I would have gone. Because I grieved for the love we never shared? Because a son, an only child son, ought to attend his father’s memorial? Because my blood bond with him was stronger than theirs, his adoptive children and grandchildren? To prove a point? To be a reminder to all the people I didn’t know, and wouldn’t have wanted to know, that this man their friend had had another life, a life before Alabama, a life that in no way at all resembled the life he lived there in exile from everything that came before? To stand in isolation of all that?

I didn’t grieve his death. As I hadn’t enjoyed his life. Very late in our lives, a few years before he died, I called him and told him I thought he had never loved me. His response was that he believed I had never loved him. A father and son who perhaps had loved one another but never could accept that love and lived in the doubt of being unloved.

I don’t grieve him today on this death anniversary. I have a portrait of him hanging in my bedroom, a tinted photograph of my father when he was perhaps thirteen. He’s a handsome boy. He was a handsome young man. I see myself in that portrait. I see my sons. The bloodlines are evident.

In so many ways I constructed my life to be different from his. I rejected his masculinity, his love of hunting and shooting, of fishing in any kind of water, his pursuit of Pittsburgh capitalism, his flirtatious charm with women, his ready ability to build anything.  I never wanted to be him. I wanted to be the opposite of the man he was. He wanted me to be a lawyer. I majored in English and went to Ireland to pursue a graduate degree in literature. He disapproved—but paid for it all. He never said no even when the distance grew farther and deeper. I don’t think I ever said thank you.

When he divorced my mother, leaving me with the emotional wreckage of her attempted suicide and subsequent dependency, I hated him. I was nineteen, a sophomore in college. He bought me a vintage Austin-Healey in a wordless attempt to say he was sorry. We didn’t speak for three years. He didn’t attend my college graduation or years later my wedding. My life diverged away down pathways he would have found distasteful at best.
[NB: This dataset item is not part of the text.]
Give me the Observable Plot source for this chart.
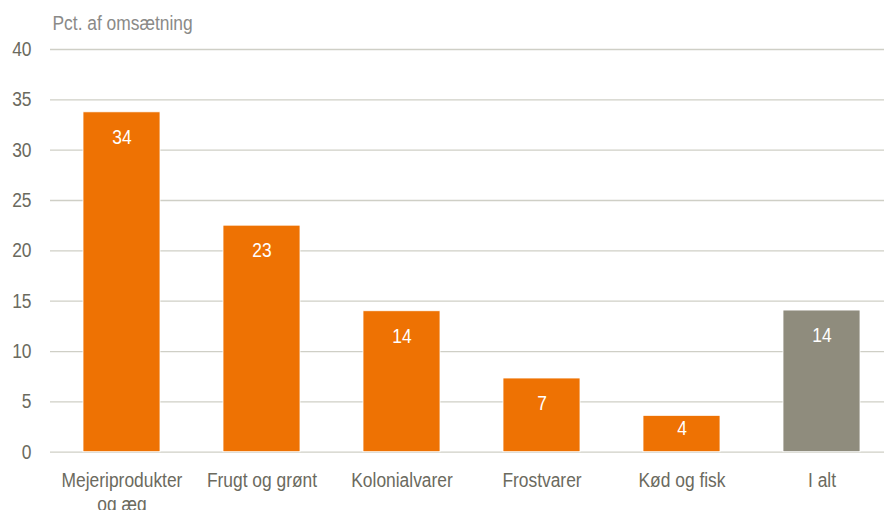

His disapproval hung like smog over my life, silent but ever-present.

Life repeats itself even when we don’t want it to. I said I would never divorce yet have twice.
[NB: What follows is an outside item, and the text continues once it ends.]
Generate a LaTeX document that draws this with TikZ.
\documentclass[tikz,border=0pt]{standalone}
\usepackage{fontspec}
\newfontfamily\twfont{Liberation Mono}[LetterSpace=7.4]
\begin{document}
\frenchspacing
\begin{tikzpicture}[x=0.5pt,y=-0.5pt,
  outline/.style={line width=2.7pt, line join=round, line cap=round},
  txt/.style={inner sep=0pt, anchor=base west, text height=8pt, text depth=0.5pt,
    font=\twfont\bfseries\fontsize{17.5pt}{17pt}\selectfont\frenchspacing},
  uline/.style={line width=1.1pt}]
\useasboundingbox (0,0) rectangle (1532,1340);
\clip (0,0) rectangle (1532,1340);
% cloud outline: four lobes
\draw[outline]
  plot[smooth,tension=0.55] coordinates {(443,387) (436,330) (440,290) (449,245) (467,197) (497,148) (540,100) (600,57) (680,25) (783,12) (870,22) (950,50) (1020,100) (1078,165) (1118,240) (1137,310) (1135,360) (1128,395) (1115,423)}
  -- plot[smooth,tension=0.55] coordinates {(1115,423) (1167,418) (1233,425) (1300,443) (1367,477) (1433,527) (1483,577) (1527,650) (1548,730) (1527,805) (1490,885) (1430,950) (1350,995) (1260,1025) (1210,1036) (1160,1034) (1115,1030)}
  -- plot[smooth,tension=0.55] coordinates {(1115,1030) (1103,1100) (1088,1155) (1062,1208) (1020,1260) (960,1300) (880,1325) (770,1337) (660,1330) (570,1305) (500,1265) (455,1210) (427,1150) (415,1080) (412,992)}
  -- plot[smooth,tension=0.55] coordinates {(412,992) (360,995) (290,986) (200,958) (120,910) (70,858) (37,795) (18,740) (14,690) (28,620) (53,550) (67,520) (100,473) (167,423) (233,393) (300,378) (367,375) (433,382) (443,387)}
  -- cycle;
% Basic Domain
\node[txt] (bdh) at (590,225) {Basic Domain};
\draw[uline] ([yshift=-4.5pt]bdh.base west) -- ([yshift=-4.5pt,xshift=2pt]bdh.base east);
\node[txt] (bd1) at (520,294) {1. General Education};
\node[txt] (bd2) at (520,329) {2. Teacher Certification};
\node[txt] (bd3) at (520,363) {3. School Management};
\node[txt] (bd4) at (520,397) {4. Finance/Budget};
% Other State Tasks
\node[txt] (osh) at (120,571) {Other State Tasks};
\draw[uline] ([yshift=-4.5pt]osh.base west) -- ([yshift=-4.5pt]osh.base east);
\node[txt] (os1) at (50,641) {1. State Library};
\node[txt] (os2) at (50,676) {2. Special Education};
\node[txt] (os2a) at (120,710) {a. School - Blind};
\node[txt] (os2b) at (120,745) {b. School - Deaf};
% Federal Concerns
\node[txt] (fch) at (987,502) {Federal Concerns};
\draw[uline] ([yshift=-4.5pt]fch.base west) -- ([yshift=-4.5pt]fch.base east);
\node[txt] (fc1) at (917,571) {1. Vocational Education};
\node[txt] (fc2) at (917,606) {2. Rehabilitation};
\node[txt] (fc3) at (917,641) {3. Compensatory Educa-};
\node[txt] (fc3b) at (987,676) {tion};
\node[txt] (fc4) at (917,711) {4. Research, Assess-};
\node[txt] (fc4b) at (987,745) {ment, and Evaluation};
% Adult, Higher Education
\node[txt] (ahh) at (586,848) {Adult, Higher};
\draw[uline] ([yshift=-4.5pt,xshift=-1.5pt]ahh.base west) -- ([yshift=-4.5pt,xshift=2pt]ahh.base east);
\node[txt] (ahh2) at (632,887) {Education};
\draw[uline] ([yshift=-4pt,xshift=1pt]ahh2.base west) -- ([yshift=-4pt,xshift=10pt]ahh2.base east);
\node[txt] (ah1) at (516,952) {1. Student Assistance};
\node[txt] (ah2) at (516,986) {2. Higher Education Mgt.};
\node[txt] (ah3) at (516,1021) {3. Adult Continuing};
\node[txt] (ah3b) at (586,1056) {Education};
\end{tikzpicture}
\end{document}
Today I ask myself would I have turned out differently, made other decisions, had his influence not been such a heavy weight on my shoulders? Would I have been less fearful of being myself, not some anti-Dad?

I can’t create a life that didn’t happen. The past needs to be placed securely in the past drawer. I don’t need to be the man I wound up being. I’m still trying to figure that out—at this late but not too-late stage.

And I can’t know the effect my life, the deeds of my life, has had on my own sons. They are each remarkable men, making remarkable choices, leading remarkable lives. Having been a burden in the past, perhaps having left unknown scars I can only imagine, I live today knowing that all I can do is not be foolish, not be a burden, build my own future on right decisions, and express my unconditional love in as dependency-free ways as I can.

I will try to think fondly of my father today. Think of him as the man he was and not the father he wasn’t. May he rest in peace.